## Begin TASK DATA

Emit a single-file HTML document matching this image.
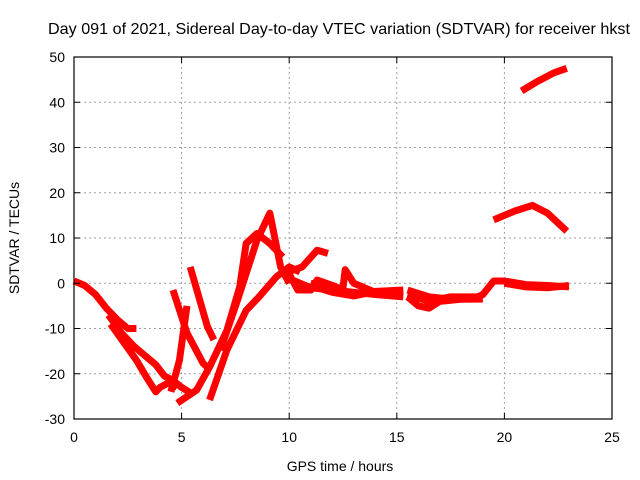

## End TASK DATA
## Begin TASK DATA

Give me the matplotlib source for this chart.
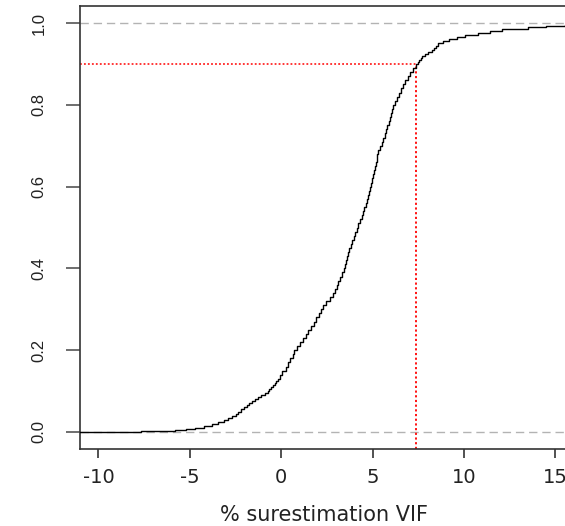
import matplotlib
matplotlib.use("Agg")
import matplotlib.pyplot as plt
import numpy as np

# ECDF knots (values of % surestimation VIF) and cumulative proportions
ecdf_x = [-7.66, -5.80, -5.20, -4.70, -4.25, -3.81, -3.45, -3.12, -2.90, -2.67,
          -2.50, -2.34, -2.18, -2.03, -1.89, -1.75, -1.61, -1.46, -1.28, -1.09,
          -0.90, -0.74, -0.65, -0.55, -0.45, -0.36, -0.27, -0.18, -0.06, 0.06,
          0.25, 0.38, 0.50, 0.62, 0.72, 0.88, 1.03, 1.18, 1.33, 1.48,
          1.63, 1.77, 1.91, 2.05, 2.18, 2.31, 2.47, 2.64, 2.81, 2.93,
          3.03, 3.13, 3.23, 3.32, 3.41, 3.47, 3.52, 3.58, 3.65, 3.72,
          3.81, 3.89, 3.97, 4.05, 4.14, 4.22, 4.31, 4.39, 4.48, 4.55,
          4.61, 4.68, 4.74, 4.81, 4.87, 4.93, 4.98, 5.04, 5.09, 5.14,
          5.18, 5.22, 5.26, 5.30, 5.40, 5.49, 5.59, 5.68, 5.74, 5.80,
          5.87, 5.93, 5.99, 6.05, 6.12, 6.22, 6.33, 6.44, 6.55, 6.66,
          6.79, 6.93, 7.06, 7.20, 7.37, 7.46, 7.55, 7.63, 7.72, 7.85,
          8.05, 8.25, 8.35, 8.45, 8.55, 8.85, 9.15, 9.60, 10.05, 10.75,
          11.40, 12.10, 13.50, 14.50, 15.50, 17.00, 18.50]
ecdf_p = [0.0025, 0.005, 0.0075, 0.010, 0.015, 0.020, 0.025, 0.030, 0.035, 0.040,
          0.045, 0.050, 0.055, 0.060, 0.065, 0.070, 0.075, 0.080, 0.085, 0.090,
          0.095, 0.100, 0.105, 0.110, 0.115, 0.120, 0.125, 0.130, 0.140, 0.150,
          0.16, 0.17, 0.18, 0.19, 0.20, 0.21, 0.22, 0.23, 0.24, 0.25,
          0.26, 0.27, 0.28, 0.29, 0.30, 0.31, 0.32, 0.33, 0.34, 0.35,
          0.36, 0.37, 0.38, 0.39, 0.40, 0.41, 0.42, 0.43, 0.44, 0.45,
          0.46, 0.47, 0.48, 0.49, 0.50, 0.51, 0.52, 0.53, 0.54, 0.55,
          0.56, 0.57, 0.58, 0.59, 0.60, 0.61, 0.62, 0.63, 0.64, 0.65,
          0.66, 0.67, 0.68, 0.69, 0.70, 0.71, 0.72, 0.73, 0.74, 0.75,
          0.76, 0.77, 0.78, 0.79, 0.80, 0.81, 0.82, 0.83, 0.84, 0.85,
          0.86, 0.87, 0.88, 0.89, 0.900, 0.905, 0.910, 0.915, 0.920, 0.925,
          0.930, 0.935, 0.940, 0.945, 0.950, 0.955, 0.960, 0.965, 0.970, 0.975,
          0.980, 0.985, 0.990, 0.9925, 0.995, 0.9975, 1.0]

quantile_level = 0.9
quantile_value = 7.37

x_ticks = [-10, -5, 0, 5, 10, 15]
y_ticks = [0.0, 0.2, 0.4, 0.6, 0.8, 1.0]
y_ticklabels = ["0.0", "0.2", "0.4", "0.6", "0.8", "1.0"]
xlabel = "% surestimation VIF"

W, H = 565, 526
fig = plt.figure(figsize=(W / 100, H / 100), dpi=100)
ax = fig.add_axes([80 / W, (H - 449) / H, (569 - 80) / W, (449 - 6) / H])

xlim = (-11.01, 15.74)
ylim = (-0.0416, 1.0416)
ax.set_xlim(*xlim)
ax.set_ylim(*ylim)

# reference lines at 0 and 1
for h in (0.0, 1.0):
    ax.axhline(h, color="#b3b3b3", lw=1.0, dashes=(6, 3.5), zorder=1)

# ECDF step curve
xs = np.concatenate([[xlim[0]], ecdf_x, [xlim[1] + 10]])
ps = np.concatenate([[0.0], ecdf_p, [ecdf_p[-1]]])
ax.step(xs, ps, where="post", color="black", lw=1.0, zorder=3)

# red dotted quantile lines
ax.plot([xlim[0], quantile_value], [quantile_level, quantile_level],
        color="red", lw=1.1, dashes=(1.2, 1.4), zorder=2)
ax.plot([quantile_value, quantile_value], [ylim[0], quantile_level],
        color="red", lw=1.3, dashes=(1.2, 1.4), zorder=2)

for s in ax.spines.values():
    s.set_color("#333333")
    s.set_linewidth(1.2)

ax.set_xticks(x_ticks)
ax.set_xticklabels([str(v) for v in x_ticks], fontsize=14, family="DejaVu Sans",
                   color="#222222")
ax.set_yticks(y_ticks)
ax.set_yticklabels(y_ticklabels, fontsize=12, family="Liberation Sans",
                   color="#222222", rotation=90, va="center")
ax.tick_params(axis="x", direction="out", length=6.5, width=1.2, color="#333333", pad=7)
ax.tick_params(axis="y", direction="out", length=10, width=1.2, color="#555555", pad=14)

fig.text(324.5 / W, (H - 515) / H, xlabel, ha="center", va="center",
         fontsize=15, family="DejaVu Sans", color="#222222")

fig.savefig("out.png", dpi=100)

## End TASK DATA

Find the word "this" in the data and copy out each line where it turns up.

## ANSWER FOR THE TASK:
Emit a single-file HTML document matching this image.
Give me the matplotlib source for this chart.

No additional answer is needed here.